Monday, Feb. 09, 1931
Gandhi at Large
Reluctantly in Yerovda jail, Poona, last fortnight, emaciated St. Gandhi packed up his books, his boxes of letters, his spinning wheel that has busied him for the past eight months. Anxious jailers urged him to hurry lest he miss his train. Said the Mahatma:
"I expect to be back here within two months. I am not at all happy at the thought of entering again the whirlpool of life in the outside world. ... I cannot bear the thought of enjoying my individual liberty while tens of thousands of my brothers and sisters remain in jail."
Reporters anxiously followed St. Gandhi in his first days of freedom last week to see what steps he was taking to insure his rearrest. The delicate progress of British-Nationalist relations struck an immediate snag when the Nationalist leaders, apparently directly inspired by the Mahatma, announced that civil disobedience would not be called off until all political prisoners were released. British authorities insisted that there would be no general release of political prisoners until civil disobedience was ended.
In Bombay so excited grew the crowd assembled to see St. Gandhi that it crushed one woman to death, sent 31 people to the hospital. Resolutely twirling his little spinning wheel, the Mahatma moved on to Allahabad where he was scheduled to visit the bedside of venerable Pandit Motilal Nehru, father of the present president of the Nationalist Congress, to discuss Prime Minister MacDonald's offer of Limited Dominion Status, later to make an important speech.
There were sundry interruptions. Thousands of pilgrims jammed railways to Allahabad to hear St. Gandhi speak. At the mass meeting the electric loudspeakers, installed for the first time in Allahabad, broke down. Whatever of importance the Mahatma had intended to say he kept to himself. Those in the front rows relayed the word that St. Gandhi was merely thanking the men and women present for their sacrifices for Indian independence.

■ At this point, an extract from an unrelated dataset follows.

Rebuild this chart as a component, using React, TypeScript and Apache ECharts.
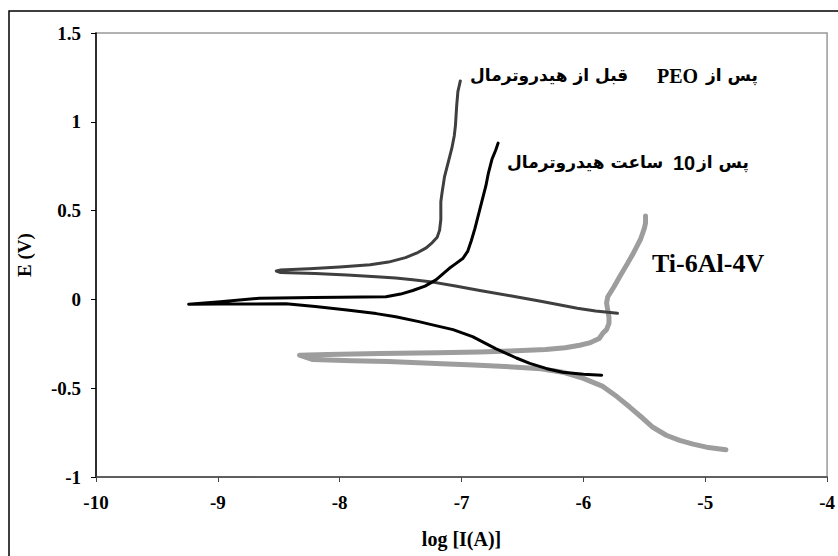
import React, { useEffect, useRef } from "react";
import * as echarts from "echarts";

// Tafel curves: [log I (A), E (V)] pairs in drawing order
const peoBefore: [number, number][] = [
  [-7.01, 1.23], [-7.02, 1.2], [-7.03, 1.17], [-7.04, 1.09], [-7.05, 0.98],
  [-7.06, 0.92], [-7.08, 0.85], [-7.11, 0.77], [-7.14, 0.69], [-7.16, 0.6],
  [-7.17, 0.55], [-7.17, 0.45], [-7.18, 0.39], [-7.2, 0.35], [-7.24, 0.32],
  [-7.29, 0.29], [-7.37, 0.26], [-7.46, 0.235], [-7.6, 0.21], [-7.75, 0.195],
  [-8.0, 0.182], [-8.25, 0.172], [-8.49, 0.165], [-8.52, 0.16],
  [-8.49, 0.152], [-8.2, 0.146], [-7.94, 0.138], [-7.7, 0.128], [-7.54, 0.12],
  [-7.4, 0.11], [-7.26, 0.1], [-7.05, 0.075], [-6.85, 0.05], [-6.6, 0.02],
  [-6.35, -0.01], [-6.2, -0.03], [-6.05, -0.05], [-5.9, -0.065], [-5.72, -0.078],
];

const after10h: [number, number][] = [
  [-6.7, 0.88], [-6.72, 0.84], [-6.75, 0.79], [-6.78, 0.71], [-6.8, 0.64],
  [-6.83, 0.56], [-6.86, 0.48], [-6.89, 0.4], [-6.92, 0.33], [-6.95, 0.27],
  [-6.99, 0.23], [-7.05, 0.2], [-7.1, 0.175], [-7.16, 0.14], [-7.21, 0.11],
  [-7.3, 0.075], [-7.4, 0.05], [-7.5, 0.03], [-7.62, 0.015], [-8.0, 0.012],
  [-8.22, 0.011], [-8.5, 0.008], [-8.66, 0.006], [-8.98, -0.013], [-9.24, -0.027],
  [-8.98, -0.026], [-8.44, -0.025], [-8.2, -0.04], [-7.94, -0.06], [-7.7, -0.08],
  [-7.54, -0.098], [-7.35, -0.125], [-7.23, -0.145], [-7.07, -0.17], [-6.91, -0.21],
  [-6.72, -0.277], [-6.55, -0.33], [-6.44, -0.36], [-6.3, -0.39], [-6.17, -0.41],
  [-6.0, -0.422], [-5.85, -0.427],
];

const tiAlloy: [number, number][] = [
  [-5.49, 0.47], [-5.49, 0.43], [-5.5, 0.4], [-5.53, 0.34], [-5.56, 0.3],
  [-5.59, 0.26], [-5.64, 0.2], [-5.7, 0.13], [-5.75, 0.07], [-5.8, 0.015],
  [-5.81, -0.02], [-5.8, -0.06], [-5.79, -0.1], [-5.79, -0.135], [-5.81, -0.17],
  [-5.84, -0.19], [-5.87, -0.22], [-5.95, -0.245], [-6.03, -0.258], [-6.15, -0.272],
  [-6.31, -0.282], [-6.6, -0.29], [-6.85, -0.296], [-7.2, -0.3], [-7.67, -0.305],
  [-8.1, -0.31], [-8.33, -0.314],
  [-8.22, -0.339], [-7.9, -0.345], [-7.6, -0.35], [-7.21, -0.361], [-6.9, -0.37],
  [-6.58, -0.38], [-6.35, -0.39], [-6.17, -0.41], [-6.0, -0.445], [-5.84, -0.49],
  [-5.72, -0.55], [-5.62, -0.606], [-5.52, -0.665], [-5.43, -0.72], [-5.32, -0.765],
  [-5.21, -0.794], [-5.1, -0.815], [-4.99, -0.832], [-4.83, -0.846],
];

const seriesNames = ["PEO before hydrothermal", "10 h hydrothermal", "Ti-6Al-4V"];
const xTicks = { min: -10, max: -4, interval: 1 };
const yTicks = { min: -1, max: 1.5, interval: 0.5 };

const serif = "'Liberation Serif', 'Times New Roman', serif";
const arabic = "'DejaVu Sans', sans-serif";

export default function App() {
  const ref = useRef<HTMLDivElement>(null);
  useEffect(() => {
    if (!ref.current) return;
    const chart = echarts.init(ref.current, null, { renderer: "svg" });
    const axisLabel = { fontFamily: serif, fontWeight: "bold", fontSize: 19, color: "#000" };
    const lineBase = { type: "line", showSymbol: false, smooth: false };
    const txt = (x: number, y: number, text: string, font: string) => ({
      type: "text", x, y,
      style: { text, font, fill: "#000", textAlign: "left", textVerticalAlign: "middle" },
    });
    chart.setOption({
      animation: false,
      backgroundColor: "#fff",
      grid: {
        left: 96, top: 33, right: 10, bottom: 79,
        show: true, borderColor: "#999", borderWidth: 1.5, backgroundColor: "transparent",
      },
      xAxis: {
        type: "value",
        ...xTicks,
        name: "log [I(A)]",
        nameLocation: "middle",
        nameGap: 52,
        nameTextStyle: { ...axisLabel, fontSize: 20 },
        axisLine: { show: true, onZero: false, lineStyle: { color: "#444", width: 1.5 } },
        axisTick: { show: true, inside: false, length: 5, lineStyle: { color: "#444" } },
        axisLabel: { ...axisLabel, margin: 16 },
        splitLine: { show: false },
      },
      yAxis: {
        type: "value",
        ...yTicks,
        name: "E (V)",
        nameLocation: "middle",
        nameRotate: 90,
        nameGap: 62,
        nameTextStyle: { ...axisLabel },
        axisLine: { show: true, onZero: false, lineStyle: { color: "#000", width: 1.5 } },
        axisTick: { show: true, inside: false, length: 5, lineStyle: { color: "#000" } },
        axisLabel: { ...axisLabel, margin: 15 },
        splitLine: { show: false },
      },
      series: [
        {
          ...lineBase, name: seriesNames[2], data: tiAlloy,
          lineStyle: { color: "#9d9d9d", width: 5, cap: "round", join: "round" }, z: 2,
        },
        {
          ...lineBase, name: seriesNames[0], data: peoBefore,
          lineStyle: { color: "#3f3f3f", width: 3, cap: "round", join: "round" }, z: 3,
        },
        {
          ...lineBase, name: seriesNames[1], data: after10h,
          lineStyle: { color: "#000", width: 3, cap: "round", join: "round" }, z: 4,
        },
      ],
      graphic: [
        {
          type: "rect", silent: true,
          shape: { x: 9, y: 11, width: 900, height: 700 },
          style: { fill: "none", stroke: "#000", lineWidth: 1.5 },
        },
        txt(470, 75, "قبل از هیدروترمال", `bold 17px ${arabic}`),
        txt(657, 76, "PEO", `bold 20px ${serif}`),
        txt(706, 75, "پس از", `bold 17px ${arabic}`),
        txt(507, 162, "ساعت هیدروترمال", `bold 17px ${arabic}`),
        txt(673, 163, "10", `bold 20px 'Liberation Sans', Arial, sans-serif`),
        txt(697, 162, "پس از", `bold 17px ${arabic}`),
        txt(652, 263, "Ti-6Al-4V", `bold 26px ${serif}`),
      ],
    });
    return () => chart.dispose();
  }, []);
  return (
    <div
      ref={ref}
      style={{ position: "fixed", left: 0, top: 0, width: 838, height: 556, background: "#fff" }}
    />
  );
}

Next day the Gandhi-inspired Working Committee of the Nationalist Congress laid down four terms as conditions for beginning peace negotiations:
1) Amnesty to all political prisoners.
2) Withdrawal of all "repressive measures."

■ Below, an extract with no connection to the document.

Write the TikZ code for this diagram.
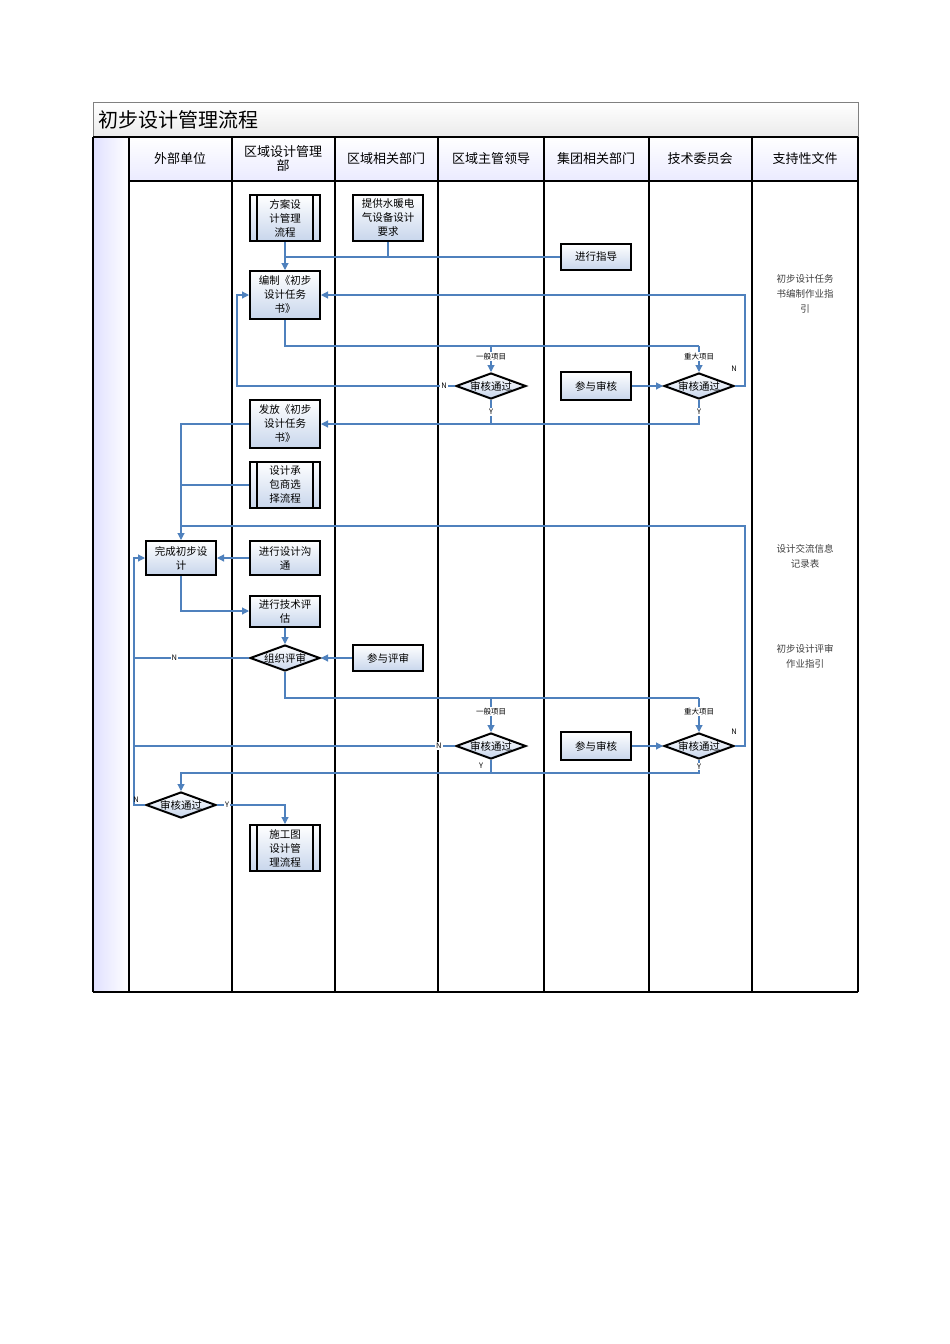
\documentclass[tikz,border=0pt]{standalone}
\usepackage{fontspec}
\setmainfont{Noto Sans CJK SC}
\usetikzlibrary{shapes.geometric,arrows.meta}
\definecolor{ln}{RGB}{79,129,189}
\definecolor{bxf}{RGB}{200,214,236}
\begin{document}
\begin{tikzpicture}[x=1pt,y=-1pt,
 box/.style={draw=black,line width=2pt,top color=white,bottom color=bxf,minimum width=70pt,inner sep=1pt,align=center,font=\fontsize{10.5}{14}\selectfont},
 dia/.style={diamond,draw=black,line width=2pt,top color=white,bottom color=bxf,minimum width=70pt,minimum height=26pt,shape aspect=2.7,inner sep=0pt,font=\fontsize{10.5}{11}\selectfont},
 con/.style={draw=ln,line width=1.1pt},
 arr/.style={con,-{Triangle[length=7pt,width=7pt]}},
 sm/.style={font=\fontsize{7.5}{8}\selectfont,inner sep=1pt},
 hd/.style={font=\fontsize{13}{14}\selectfont,align=center},
 doc/.style={font=\fontsize{9.5}{15}\selectfont,align=center,text=black!75}]
\useasboundingbox (0,0) rectangle (950,1344);
\fill[white] (0,0) rectangle (950,1344);
% frame
\shade[top color=white,bottom color=black!8] (93,102) rectangle (858,137);
\shade[left color=blue!12,right color=white] (93,137) rectangle (129,992);
\shade[top color=white,bottom color=blue!8] (129,137) rectangle (858,181);
\draw[black!50,line width=0.8pt] (93,102) rectangle (858,137);
\node[font=\fontsize{20}{21}\selectfont,anchor=west] (title) at (95,120) {初步设计管理流程};
\draw[line width=1.5pt] (93,137) -- (858,137) (93,992) -- (858,992) (93,137) -- (93,992) (858,137)--(858,992);
\draw[line width=1.5pt] (129,181) -- (858,181);
\foreach \x in {129,232,335,438,544,649,752} \draw[line width=1.8pt] (\x,137) -- (\x,992);
\node[hd] (h1) at (180,159) {外部单位};
\node[hd] (h2) at (283,159) {区域设计管理\\部};
\node[hd] (h3) at (386,159) {区域相关部门};
\node[hd] (h4) at (491,159) {区域主管领导};
\node[hd] (h5) at (596,159) {集团相关部门};
\node[hd] (h6) at (700,159) {技术委员会};
\node[hd] (h7) at (805,159) {支持性文件};
% nodes
\node[box,minimum height=46pt] (A) at (285,218) {方案设\\计管理\\流程};
\node[box,minimum height=46pt] (B) at (388,218) {提供水暖电\\气设备设计\\要求};
\node[box,minimum height=26pt] (G) at (596,257) {进行指导};
\node[box,minimum height=48pt] (C) at (285,295) {编制《初步\\设计任务\\书》};
\node[dia] (D1) at (491,386) {审核通过};
\node[dia] (D2) at (699,386) {审核通过};
\node[box,minimum height=28pt] (P1) at (596,386) {参与审核};
\node[box,minimum height=48pt] (E) at (285,424) {发放《初步\\设计任务\\书》};
\node[box,minimum height=46pt] (F) at (285,485) {设计承\\包商选\\择流程};
\node[box,minimum height=34pt] (H) at (181,558) {完成初步设\\计};
\node[box,minimum height=34pt] (I) at (285,558) {进行设计沟\\通};
\node[box,minimum height=31pt] (J) at (285,611) {进行技术评\\估};
\node[dia] (K) at (285,658) {组织评审};
\node[box,minimum height=26pt] (L) at (388,658) {参与评审};
\node[dia] (D3) at (491,746) {审核通过};
\node[dia] (D4) at (699,746) {审核通过};
\node[box,minimum height=28pt] (P2) at (596,746) {参与审核};
\node[dia] (D5) at (181,805) {审核通过};
\node[box,minimum height=46pt] (M) at (285,848) {施工图\\设计管\\理流程};
\foreach \n in {A,F,M}{\draw[line width=1.5pt] ([xshift=8pt]\n.north west) -- ([xshift=8pt]\n.south west) ([xshift=-8pt]\n.north east) -- ([xshift=-8pt]\n.south east);}
% support docs
\node[doc] (s1) at (805,294) {初步设计任务\\书编制作业指\\引};
\node[doc] (s2) at (805,556) {设计交流信息\\记录表};
\node[doc] (s3) at (805,656) {初步设计评审\\作业指引};
% coordinates
\coordinate (j1) at (285,257);
\coordinate (j2) at (285,346);
\coordinate (j3) at (491,346);
\coordinate (j4) at (699,346);
\coordinate (j5) at (285,698);
\coordinate (j6) at (491,698);
\coordinate (j7) at (699,698);
\coordinate (j8) at (181,773);
% connectors top
\draw[arr] (A.south) -- (C.north);
\draw[con] (B.south) |- (j1);
\draw[con] (G.west) -- (j1);
\draw[con] (C.south) -- (j2) -- (j4);
\draw[arr] (j3) -- node[sm,fill=white,pos=0.4]{一般项目} (D1.north);
\draw[arr] (j4) -- node[sm,fill=white,pos=0.4]{重大项目} (D2.north);
\draw[arr] (P1.east) -- (D2.west);
\draw[arr] (D1.west) -- node[sm,pos=0.05,fill=white]{N} (237,386) -- (237,295) -- (C.west);
\draw[arr] (D2.east) -- (745,386) -- (745,295) -- (C.east);
\node[sm] (n2) at (734,369) {N};
\draw[con] (D1.south) -- node[sm,pos=0.5,fill=white]{Y} (491,424);
\draw[arr] (D2.south) -- node[sm,pos=0.5,fill=white]{Y} (699,424) -- (E.east);
\draw[arr] (E.west) -- (181,424) -- (H.north);
\draw[con] (F.west) -- (181,485);
% middle
\draw[con] (D4.east) -- (745,746) -- (745,526) -- (181,526);
\node[sm] (n4) at (734,732) {N};
\draw[arr] (I.west) -- (H.east);
\draw[arr] (H.south) |- (J.west);
\draw[arr] (J.south) -- (K.north);
\draw[arr] (L.west) -- (K.east);
\draw[arr] (K.west) -- node[sm,pos=0.65,fill=white]{N} (134,658) -- (134,558) -- (H.west);
\draw[con] (K.south) -- (j5) -- (j7);
\draw[arr] (j6) -- node[sm,fill=white,pos=0.4]{一般项目} (D3.north);
\draw[arr] (j7) -- node[sm,fill=white,pos=0.4]{重大项目} (D4.north);
\draw[arr] (P2.east) -- (D4.west);
\draw[con] (D3.west) -- node[sm,pos=0.05,fill=white]{N} (134,746);
\draw[con] (D3.south) -- (491,773);
\node[sm] (y3) at (481,766) {Y};
\draw[arr] (D4.south) -- node[sm,pos=0.5,fill=white]{Y} (699,773) -- (j8) -- (D5.north);
\draw[con] (D5.west) -- (134,805) -- (134,658);
\node[sm] (n5) at (136,800) {N};
\draw[arr] (D5.east) -- node[sm,pos=0.15,fill=white]{Y} (285,805) -- (M.north);
\end{tikzpicture}
\end{document}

3) Permission to continue "peaceful picketing" of foreign cloth, drink and drug shops.
4) Permission to make salt during the period of negotiations.
From one important direction came pressure to make St. Gandhi call a halt in civil disobedience. Wealthy merchants who have patriotically financed the campaign have not only spent all their money but almost ruined their businesses. Speaking not as men but as "angels" they suggested that the time had come to accept Britain's first liberal offer, leave India's further demands for further negotiation.